Blog Bees in Your Soffit or Eaves in Las Vegas: Signs, Removal, and Prevention

May 30, 2026

Bees in Your Soffit or Eaves in Las Vegas: Signs, Removal, and Prevention

Soffit and eave spaces are among the most common bee colonization sites in Las Vegas residential construction. The roofline overhang creates a natural, sheltered void that scouts actively investigate during swarming season — and once a colony establishes in a soffit, it’s often large and well-established before the homeowner notices it.

What Is the Soffit, and Why Do Bees Like It?

The soffit is the underside of the roof overhang — the horizontal panel you see when you look up at the eave from outside. Behind that panel (or at gaps in it) is a void space between the roof decking above and the soffit material below, often connecting to the attic space.

This space offers everything a bee colony needs: shelter from rain and direct sun, thermal mass for temperature regulation, a protected cavity that can expand toward the attic if the colony grows, and typically multiple small entry points that are easy for scouts to find and report.
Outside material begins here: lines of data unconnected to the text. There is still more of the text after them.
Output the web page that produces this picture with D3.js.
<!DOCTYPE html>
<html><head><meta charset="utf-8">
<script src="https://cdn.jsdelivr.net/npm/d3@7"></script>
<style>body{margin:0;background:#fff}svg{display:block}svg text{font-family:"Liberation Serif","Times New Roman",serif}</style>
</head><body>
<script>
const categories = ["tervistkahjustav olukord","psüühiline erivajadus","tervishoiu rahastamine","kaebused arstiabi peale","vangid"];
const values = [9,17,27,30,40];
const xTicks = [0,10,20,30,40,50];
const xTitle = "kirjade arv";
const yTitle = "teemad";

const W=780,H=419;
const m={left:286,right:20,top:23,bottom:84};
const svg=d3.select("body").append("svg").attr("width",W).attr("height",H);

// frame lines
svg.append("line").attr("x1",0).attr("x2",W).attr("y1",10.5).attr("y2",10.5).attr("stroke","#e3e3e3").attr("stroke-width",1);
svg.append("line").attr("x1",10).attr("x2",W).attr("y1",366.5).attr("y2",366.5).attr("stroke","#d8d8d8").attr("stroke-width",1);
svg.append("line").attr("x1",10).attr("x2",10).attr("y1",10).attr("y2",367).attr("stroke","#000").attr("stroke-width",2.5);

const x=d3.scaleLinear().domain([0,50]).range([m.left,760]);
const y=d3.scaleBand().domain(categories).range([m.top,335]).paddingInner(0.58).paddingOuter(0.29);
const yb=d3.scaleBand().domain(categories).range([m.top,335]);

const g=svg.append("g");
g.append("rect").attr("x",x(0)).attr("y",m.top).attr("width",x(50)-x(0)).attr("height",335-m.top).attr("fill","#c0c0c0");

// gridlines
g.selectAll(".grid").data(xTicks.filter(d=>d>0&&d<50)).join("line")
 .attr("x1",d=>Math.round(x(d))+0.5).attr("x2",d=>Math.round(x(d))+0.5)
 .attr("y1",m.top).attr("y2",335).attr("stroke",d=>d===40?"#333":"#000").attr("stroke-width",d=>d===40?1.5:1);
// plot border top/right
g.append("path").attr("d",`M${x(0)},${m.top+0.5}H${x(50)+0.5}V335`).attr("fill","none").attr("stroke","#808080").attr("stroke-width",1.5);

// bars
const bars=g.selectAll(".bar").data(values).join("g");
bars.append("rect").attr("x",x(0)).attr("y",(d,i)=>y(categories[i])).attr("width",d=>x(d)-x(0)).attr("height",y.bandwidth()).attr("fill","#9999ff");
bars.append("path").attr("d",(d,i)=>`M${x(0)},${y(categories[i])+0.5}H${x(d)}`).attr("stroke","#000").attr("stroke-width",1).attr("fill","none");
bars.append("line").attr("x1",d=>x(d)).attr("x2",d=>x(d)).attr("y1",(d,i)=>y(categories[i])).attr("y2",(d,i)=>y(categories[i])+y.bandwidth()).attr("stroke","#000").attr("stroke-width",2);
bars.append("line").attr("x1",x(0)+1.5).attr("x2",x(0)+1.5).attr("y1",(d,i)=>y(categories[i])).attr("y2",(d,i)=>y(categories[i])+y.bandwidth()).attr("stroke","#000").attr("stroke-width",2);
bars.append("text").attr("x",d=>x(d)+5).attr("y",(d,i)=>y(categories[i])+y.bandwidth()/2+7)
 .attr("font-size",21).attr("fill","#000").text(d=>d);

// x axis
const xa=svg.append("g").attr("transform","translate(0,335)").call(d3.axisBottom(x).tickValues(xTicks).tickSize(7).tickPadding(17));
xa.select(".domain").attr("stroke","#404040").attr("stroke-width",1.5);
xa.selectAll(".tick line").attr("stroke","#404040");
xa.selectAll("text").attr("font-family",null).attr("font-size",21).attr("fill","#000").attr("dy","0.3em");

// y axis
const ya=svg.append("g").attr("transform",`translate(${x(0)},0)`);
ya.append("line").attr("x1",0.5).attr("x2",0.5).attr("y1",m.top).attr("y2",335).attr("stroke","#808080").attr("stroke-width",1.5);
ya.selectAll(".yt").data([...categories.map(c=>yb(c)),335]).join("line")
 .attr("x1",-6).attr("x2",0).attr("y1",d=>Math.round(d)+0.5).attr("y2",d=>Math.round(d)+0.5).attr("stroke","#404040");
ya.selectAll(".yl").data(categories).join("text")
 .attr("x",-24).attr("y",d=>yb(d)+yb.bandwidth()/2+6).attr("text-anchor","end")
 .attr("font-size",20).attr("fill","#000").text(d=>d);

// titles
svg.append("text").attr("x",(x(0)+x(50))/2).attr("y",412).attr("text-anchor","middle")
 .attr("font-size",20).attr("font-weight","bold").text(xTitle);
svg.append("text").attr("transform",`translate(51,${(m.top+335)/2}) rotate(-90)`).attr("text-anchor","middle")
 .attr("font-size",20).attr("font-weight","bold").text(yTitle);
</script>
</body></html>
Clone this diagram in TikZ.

Common soffit entry points in Las Vegas construction:

  • Gaps between the soffit panel and the fascia board — particularly in homes where wood fascia has weathered or warped
  • Soffit vent openings with missing or corroded screening — ventilation requirements mean many soffits have mesh-screened openings; damaged mesh is a direct entry point
  • Where the soffit meets stucco at the wall-eave transition — this junction often leaves small accessible gaps, particularly in homes where the stucco has cracked or pulled away
  • Penetrations through the soffit — light fixtures, speaker wires, electrical runs that pass through the soffit panel and leave gaps around the conduit

Soffit vs. Attic: The Connection Problem

Soffit bee colonies frequently expand into the attic space above them. The soffit void typically connects to the attic through gaps at the rafter tails and soffit framing. A colony that establishes in a soffit has easy access to the much larger attic space above.

This means soffit colonies that have been present for more than a few months may not be purely a soffit problem — they may be a soffit-plus-attic problem. During removal, we assess whether comb extends into the attic before committing to a soffit-only extraction.

Signs of a Soffit or Eave Bee Colony

  • Bee traffic at a point on the soffit underside or fascia edge — consistent bees entering and exiting through a soffit gap or vent opening, visible from ground level
  • Comb visible through a soffit vent opening — honeycomb visible from below through a ventilation opening is confirmation of an established colony
  • Buzzing audible on the second floor or in upper floor rooms near exterior walls — soffit colonies are close to the roofline and the sound transmits through the ceiling plane
  • Bees entering through recessed ceiling lights — if soffit space connects to attic, bees can access ceiling fixtures from above
  • Honey staining at the soffit/fascia junction — rare but indicates a mature, heavily loaded colony

Soffit Bee Removal: What It Involves

Soffit removal access depends on the construction type and where the colony is centered.

From below (soffit panel removal): In many cases, the soffit panel can be carefully removed from below to access the colony directly. This is the least invasive approach and works well for colonies that haven’t extended into the attic. After extraction, the panel is re-attached (or a new panel installed if it was damaged during access).

From above (attic access): If the colony has extended into the attic, the primary extraction may be done from the attic side with supplementary access from the soffit opening below. This ensures all comb is removed regardless of how far it’s spread toward the attic.

Fascia and rafter tail access: For colonies built directly against the fascia board or between rafter tails, limited removal of fascia may be required to access the full extent of the comb. This is less common but occasionally necessary for colonies at specific roofline locations.

After extraction: cavity treatment for pheromone neutralization, soffit vent screening replacement or repair, and sealing of any gaps at the soffit/fascia/stucco transitions. Proper bee proofing of the full soffit line is particularly valuable after a soffit removal because the same colonization-friendly conditions exist along the entire eave.

What Soffit Bee Removal Costs

Soffit removals typically run $350 to $650 for colonies that haven’t extended into the attic. If the colony has spread into the attic space, the job is priced as an attic removal ($450 to $800+). The on-site assessment clarifies which scenario you have.

For all removal pricing, see the bee removal cost guide.

Prevention: Soffit Screening and Sealing

The most effective soffit bee prevention is ensuring all soffit vent screens are intact and that the soffit/fascia/stucco transitions are properly sealed. We address these during bee proofing service — either as part of a post-removal job or as standalone preventive work.

If your home is in a desert-adjacent area of North Las Vegas (89085, 89084) or you’ve had soffit bee activity before, a full soffit line inspection during spring (before swarming season peaks in March) is a worthwhile investment.

Accessible Entry Points Are the Key Variable

Soffit colonies are very common in Las Vegas precisely because the construction standard leaves accessible voids. A home with intact soffit screening and well-sealed transitions is dramatically less attractive to scouts than one with gaps. This is one case where the bee proofing cost genuinely pays for itself over time.